» The request: Extract everything from the first line through the line with "const ageGroups = ['65", both ends included, except for any pictures.

» Task inputs:
%%

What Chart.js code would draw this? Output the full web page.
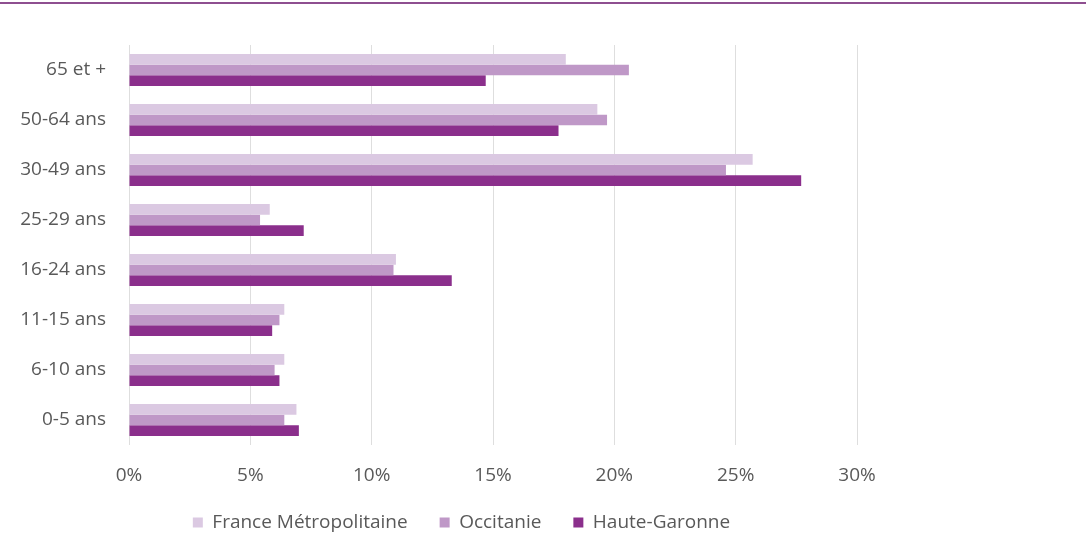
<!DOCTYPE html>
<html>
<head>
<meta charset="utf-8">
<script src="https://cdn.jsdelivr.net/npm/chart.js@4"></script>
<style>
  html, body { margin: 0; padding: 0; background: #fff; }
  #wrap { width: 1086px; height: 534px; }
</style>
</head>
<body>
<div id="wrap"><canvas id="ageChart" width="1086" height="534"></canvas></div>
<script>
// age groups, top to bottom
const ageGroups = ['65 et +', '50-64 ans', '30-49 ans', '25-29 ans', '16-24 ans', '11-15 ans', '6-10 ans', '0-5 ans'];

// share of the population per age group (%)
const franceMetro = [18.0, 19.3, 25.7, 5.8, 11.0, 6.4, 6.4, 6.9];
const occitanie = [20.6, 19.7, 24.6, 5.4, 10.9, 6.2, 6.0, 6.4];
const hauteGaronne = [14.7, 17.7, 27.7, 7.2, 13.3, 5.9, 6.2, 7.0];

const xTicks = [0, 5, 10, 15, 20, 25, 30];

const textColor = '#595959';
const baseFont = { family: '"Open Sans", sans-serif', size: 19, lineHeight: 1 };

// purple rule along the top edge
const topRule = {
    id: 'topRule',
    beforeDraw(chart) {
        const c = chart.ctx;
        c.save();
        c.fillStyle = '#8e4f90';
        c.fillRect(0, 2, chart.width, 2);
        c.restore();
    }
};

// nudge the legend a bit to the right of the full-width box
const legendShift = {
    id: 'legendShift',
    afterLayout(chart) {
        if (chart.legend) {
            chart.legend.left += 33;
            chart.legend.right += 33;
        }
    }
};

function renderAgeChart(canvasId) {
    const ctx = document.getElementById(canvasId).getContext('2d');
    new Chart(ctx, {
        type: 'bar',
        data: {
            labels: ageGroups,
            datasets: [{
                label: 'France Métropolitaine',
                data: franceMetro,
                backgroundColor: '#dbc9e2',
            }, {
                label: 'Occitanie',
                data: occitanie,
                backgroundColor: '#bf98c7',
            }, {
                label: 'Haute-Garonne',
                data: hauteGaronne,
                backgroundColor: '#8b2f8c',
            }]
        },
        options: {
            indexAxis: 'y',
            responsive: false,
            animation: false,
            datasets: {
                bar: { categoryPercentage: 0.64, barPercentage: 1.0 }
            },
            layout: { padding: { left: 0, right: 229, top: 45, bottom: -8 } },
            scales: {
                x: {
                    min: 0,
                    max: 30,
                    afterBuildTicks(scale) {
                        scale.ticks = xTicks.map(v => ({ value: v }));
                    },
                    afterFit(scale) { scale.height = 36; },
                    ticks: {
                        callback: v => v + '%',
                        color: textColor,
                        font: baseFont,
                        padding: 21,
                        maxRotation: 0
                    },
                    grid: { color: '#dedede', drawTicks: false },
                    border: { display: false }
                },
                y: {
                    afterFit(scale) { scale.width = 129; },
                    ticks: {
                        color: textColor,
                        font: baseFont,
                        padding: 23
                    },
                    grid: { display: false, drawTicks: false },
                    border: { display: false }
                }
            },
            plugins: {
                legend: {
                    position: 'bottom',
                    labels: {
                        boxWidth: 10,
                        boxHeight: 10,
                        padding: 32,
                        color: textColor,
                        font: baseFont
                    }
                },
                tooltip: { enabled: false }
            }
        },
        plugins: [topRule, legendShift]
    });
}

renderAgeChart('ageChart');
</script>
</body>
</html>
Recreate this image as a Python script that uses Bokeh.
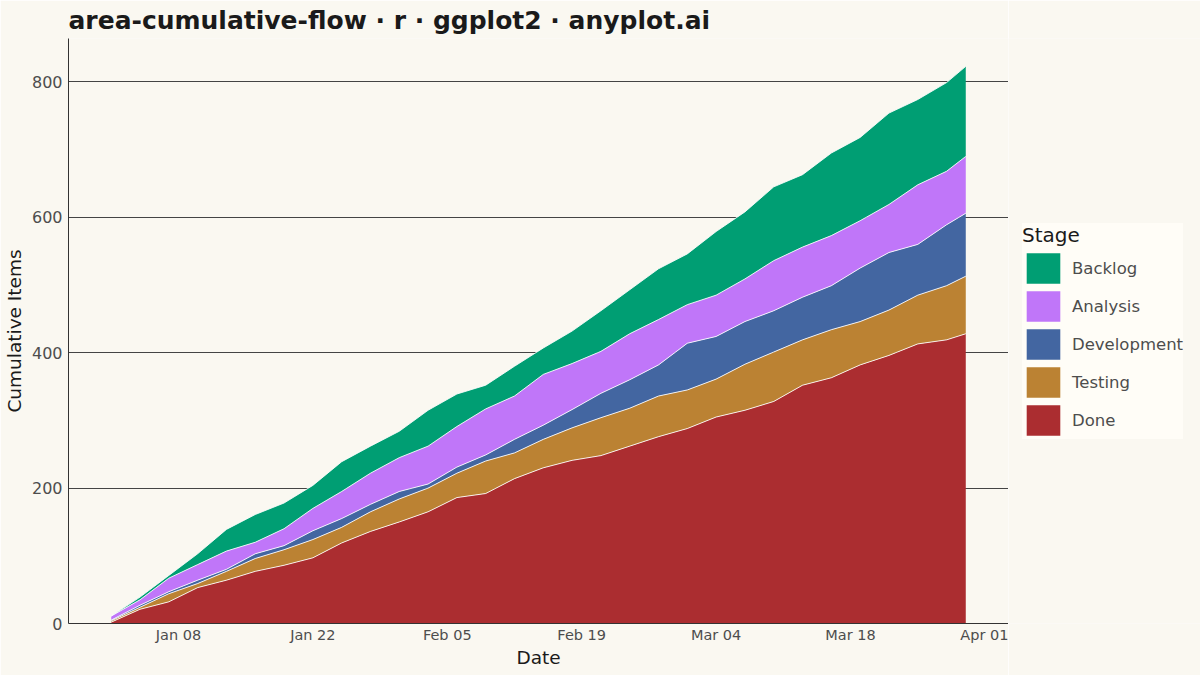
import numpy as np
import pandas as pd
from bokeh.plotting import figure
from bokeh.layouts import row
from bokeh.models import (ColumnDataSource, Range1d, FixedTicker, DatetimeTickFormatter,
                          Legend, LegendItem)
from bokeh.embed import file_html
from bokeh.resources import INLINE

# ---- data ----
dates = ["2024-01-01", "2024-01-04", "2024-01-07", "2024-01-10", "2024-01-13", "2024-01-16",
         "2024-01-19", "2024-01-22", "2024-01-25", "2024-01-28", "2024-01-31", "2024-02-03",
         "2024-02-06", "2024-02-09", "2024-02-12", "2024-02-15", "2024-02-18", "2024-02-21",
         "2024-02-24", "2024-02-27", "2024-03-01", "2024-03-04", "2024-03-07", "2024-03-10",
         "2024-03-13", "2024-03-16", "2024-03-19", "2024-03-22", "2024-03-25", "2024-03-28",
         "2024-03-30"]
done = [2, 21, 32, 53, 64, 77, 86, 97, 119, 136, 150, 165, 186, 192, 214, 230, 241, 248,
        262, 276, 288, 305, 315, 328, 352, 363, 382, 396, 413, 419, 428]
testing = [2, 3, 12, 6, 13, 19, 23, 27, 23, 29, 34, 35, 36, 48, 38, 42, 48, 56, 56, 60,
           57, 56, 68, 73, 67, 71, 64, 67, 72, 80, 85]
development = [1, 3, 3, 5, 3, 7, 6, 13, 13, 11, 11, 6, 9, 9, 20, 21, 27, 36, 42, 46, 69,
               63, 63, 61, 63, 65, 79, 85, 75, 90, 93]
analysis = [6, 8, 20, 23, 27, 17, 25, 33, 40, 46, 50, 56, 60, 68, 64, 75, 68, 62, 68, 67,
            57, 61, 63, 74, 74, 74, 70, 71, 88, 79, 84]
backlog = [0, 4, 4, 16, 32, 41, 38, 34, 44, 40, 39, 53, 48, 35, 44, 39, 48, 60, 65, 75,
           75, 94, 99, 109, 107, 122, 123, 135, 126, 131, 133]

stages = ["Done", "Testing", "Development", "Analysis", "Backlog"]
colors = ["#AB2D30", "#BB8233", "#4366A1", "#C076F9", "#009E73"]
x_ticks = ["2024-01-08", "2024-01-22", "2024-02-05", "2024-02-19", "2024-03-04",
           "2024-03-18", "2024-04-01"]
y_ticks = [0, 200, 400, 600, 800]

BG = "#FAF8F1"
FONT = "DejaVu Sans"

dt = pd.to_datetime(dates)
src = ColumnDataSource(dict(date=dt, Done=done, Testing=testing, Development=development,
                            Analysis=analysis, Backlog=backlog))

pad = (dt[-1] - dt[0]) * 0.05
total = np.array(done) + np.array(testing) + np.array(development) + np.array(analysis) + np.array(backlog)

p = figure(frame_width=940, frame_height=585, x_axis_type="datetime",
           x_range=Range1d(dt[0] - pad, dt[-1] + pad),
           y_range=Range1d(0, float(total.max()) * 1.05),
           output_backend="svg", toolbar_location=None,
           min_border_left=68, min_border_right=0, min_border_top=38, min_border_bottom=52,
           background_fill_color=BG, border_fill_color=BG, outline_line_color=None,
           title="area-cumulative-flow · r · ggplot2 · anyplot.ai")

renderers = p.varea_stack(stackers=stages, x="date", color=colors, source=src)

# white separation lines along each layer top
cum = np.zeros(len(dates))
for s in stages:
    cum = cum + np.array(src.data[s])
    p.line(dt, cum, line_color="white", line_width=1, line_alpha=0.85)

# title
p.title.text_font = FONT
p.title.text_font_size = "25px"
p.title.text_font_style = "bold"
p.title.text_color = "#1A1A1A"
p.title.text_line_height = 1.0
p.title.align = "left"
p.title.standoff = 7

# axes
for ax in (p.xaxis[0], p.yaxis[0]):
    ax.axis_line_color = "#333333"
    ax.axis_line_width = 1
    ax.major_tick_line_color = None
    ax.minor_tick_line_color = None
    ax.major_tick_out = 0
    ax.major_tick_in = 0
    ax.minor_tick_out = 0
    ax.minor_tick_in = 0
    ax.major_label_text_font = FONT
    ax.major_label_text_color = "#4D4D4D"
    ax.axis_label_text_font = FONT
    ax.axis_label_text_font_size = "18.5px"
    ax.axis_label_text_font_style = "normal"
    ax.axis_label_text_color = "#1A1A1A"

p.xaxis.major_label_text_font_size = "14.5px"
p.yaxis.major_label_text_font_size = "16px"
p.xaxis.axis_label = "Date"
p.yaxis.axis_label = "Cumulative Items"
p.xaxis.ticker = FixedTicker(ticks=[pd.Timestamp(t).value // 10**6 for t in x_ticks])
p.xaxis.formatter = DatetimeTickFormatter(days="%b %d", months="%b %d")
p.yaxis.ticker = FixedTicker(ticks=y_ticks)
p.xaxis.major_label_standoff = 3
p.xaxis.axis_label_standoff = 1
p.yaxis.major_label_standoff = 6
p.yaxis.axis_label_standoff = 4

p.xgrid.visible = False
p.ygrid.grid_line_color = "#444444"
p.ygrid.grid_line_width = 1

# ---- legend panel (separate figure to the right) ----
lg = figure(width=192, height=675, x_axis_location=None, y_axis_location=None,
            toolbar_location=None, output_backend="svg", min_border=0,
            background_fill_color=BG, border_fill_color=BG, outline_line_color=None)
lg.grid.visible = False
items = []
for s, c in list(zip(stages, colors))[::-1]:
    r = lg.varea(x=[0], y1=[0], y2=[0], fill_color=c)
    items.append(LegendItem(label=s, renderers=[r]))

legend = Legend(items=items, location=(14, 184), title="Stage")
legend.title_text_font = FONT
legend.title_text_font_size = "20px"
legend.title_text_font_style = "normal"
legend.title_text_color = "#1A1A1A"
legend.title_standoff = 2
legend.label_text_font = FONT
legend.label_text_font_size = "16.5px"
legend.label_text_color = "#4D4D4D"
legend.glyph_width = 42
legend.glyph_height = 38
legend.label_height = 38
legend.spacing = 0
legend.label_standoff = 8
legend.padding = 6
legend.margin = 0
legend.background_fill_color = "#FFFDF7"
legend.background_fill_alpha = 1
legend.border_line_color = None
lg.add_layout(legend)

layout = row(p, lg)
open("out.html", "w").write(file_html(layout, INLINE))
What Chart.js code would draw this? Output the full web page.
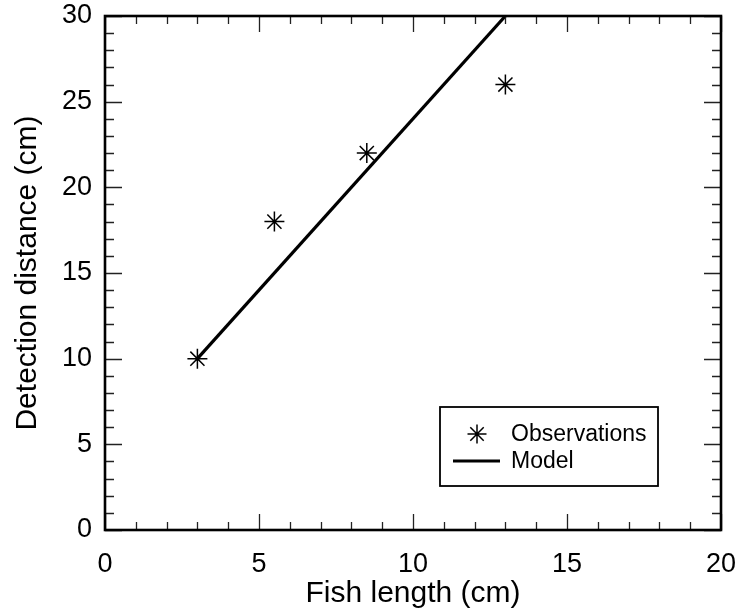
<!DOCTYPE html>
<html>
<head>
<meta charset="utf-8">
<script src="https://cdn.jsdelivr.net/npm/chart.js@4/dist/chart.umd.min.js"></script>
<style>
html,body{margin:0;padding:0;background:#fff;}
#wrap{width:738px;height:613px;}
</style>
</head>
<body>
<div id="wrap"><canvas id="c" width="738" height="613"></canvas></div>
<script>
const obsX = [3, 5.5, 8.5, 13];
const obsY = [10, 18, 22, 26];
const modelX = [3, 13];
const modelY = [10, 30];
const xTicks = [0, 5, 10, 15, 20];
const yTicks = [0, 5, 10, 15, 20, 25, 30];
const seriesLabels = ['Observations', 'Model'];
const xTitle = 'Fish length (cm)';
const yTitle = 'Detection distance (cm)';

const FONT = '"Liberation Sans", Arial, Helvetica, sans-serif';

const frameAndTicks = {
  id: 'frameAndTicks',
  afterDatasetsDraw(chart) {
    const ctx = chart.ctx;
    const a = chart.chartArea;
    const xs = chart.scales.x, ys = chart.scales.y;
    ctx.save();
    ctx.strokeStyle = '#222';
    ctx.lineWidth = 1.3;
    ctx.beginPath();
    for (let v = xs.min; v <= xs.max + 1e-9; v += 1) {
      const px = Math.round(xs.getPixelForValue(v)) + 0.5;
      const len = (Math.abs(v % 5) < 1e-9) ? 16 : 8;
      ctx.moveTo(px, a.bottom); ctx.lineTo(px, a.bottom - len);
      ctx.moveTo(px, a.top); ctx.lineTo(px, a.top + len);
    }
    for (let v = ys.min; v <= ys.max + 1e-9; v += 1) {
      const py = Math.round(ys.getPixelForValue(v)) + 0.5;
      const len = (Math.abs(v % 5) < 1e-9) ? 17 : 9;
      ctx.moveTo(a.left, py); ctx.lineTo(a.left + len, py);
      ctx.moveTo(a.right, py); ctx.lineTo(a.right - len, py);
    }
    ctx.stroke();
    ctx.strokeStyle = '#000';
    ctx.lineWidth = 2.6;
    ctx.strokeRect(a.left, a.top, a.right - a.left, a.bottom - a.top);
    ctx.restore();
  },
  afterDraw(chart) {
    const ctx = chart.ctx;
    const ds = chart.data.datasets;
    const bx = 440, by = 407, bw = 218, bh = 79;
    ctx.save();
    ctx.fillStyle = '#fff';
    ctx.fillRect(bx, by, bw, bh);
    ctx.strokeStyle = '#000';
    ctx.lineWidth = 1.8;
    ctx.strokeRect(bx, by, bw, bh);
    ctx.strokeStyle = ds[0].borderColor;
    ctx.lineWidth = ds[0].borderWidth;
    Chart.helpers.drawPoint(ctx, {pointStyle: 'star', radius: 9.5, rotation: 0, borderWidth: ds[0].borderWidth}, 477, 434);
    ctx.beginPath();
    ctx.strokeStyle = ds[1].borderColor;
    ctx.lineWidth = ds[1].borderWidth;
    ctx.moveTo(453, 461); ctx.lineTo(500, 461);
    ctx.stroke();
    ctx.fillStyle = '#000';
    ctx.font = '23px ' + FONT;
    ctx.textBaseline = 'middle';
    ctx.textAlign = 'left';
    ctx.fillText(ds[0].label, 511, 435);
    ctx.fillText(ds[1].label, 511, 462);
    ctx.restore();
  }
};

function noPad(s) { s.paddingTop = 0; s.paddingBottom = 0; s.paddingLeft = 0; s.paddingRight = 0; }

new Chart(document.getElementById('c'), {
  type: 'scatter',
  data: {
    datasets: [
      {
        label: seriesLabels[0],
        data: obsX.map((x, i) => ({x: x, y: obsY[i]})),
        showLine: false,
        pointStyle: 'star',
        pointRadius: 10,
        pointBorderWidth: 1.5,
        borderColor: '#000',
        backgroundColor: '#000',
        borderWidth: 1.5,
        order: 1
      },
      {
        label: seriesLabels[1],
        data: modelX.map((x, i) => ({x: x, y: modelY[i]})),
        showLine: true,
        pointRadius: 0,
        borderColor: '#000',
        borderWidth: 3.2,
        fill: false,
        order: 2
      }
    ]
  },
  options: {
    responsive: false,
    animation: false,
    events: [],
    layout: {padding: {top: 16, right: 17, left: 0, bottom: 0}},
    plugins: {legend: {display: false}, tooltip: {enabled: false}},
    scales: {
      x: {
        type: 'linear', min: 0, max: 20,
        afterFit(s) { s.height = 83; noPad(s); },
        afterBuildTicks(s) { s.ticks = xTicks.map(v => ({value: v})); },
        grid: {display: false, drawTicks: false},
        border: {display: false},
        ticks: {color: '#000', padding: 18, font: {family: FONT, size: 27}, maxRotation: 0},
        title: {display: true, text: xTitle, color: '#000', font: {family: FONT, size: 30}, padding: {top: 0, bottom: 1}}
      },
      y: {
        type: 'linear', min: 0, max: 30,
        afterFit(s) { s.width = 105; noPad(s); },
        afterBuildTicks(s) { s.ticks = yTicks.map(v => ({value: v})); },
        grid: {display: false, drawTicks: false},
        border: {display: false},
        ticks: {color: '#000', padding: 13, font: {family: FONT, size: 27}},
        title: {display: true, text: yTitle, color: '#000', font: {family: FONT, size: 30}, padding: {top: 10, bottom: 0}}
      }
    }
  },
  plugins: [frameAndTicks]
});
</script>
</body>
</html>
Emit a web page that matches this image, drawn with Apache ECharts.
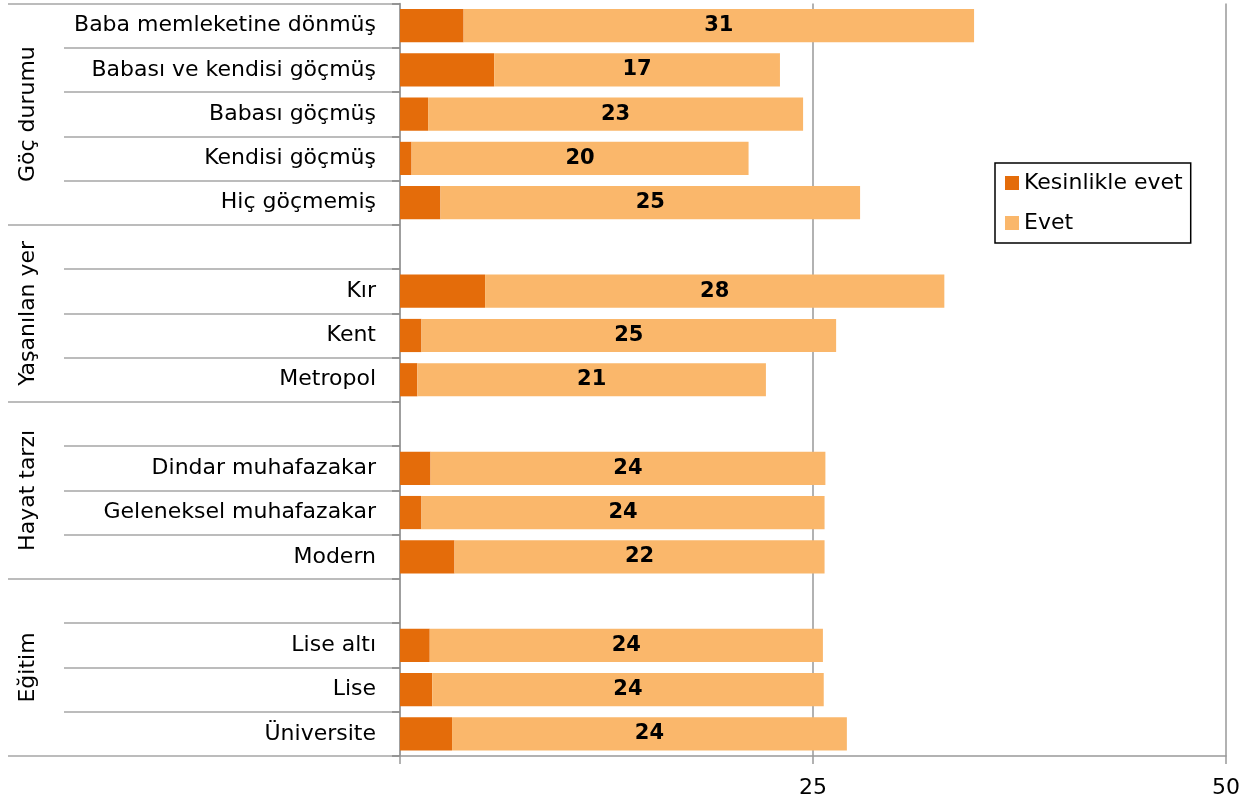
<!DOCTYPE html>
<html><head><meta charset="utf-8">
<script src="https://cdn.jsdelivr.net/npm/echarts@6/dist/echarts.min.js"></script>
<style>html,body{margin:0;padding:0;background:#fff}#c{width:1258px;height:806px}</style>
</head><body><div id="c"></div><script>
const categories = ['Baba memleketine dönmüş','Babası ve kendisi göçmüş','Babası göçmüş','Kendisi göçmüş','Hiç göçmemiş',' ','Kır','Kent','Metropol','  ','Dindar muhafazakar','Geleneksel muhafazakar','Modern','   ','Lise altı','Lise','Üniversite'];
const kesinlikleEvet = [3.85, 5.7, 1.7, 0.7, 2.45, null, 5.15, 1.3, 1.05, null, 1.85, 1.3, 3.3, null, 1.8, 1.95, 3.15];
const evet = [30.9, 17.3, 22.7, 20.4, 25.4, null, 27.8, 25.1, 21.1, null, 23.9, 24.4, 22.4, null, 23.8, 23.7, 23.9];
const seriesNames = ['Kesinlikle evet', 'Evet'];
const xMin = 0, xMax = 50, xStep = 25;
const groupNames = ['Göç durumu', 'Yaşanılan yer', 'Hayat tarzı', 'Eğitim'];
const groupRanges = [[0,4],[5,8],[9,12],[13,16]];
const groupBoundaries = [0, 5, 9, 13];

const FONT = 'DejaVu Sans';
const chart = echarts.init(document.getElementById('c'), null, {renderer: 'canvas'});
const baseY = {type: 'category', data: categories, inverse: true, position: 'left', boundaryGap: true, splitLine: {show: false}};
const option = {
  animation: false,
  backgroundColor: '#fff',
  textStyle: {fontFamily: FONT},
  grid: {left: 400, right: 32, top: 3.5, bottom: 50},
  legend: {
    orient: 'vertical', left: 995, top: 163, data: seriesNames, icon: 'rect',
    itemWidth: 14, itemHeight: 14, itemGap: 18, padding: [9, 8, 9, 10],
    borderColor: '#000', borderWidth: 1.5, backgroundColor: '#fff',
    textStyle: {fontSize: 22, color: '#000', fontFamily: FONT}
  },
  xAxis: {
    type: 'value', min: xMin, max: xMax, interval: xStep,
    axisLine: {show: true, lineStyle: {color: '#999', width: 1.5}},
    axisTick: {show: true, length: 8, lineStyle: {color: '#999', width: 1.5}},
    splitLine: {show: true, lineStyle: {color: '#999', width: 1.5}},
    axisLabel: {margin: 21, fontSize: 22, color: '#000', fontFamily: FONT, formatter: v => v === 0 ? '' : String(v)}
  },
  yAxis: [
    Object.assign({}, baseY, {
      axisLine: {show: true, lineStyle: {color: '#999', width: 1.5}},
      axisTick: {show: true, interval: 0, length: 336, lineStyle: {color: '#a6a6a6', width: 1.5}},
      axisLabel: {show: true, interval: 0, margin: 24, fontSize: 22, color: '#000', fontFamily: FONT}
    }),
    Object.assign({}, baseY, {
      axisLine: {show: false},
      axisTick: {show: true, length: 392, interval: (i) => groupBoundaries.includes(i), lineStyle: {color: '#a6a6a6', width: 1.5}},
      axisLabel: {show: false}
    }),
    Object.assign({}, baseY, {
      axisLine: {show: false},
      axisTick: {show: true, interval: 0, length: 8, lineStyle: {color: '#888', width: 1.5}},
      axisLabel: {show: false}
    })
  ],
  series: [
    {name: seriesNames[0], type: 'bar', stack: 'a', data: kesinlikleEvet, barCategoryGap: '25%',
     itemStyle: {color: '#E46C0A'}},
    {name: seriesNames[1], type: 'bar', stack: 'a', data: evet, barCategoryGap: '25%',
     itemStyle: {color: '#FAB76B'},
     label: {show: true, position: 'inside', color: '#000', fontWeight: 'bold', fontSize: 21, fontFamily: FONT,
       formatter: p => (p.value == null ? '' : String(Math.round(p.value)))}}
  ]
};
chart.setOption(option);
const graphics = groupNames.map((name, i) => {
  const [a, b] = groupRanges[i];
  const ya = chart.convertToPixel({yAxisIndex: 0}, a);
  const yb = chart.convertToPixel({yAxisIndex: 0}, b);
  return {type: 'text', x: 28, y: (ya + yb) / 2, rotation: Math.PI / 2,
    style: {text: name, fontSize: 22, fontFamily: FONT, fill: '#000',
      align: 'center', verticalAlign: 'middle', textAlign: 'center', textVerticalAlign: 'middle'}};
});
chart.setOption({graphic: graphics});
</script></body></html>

%%

» Task result:
What Chart.js code would draw this? Output the full web page.
<!DOCTYPE html>
<html>
<head>
<meta charset="utf-8">
<script src="https://cdn.jsdelivr.net/npm/chart.js@4"></script>
<style>
  html, body { margin: 0; padding: 0; background: #fff; }
  #wrap { width: 1086px; height: 534px; }
</style>
</head>
<body>
<div id="wrap"><canvas id="ageChart" width="1086" height="534"></canvas></div>
<script>
// age groups, top to bottom
const ageGroups = ['65 et +', '50-64 ans', '30-49 ans', '25-29 ans', '16-24 ans', '11-15 ans', '6-10 ans', '0-5 ans'];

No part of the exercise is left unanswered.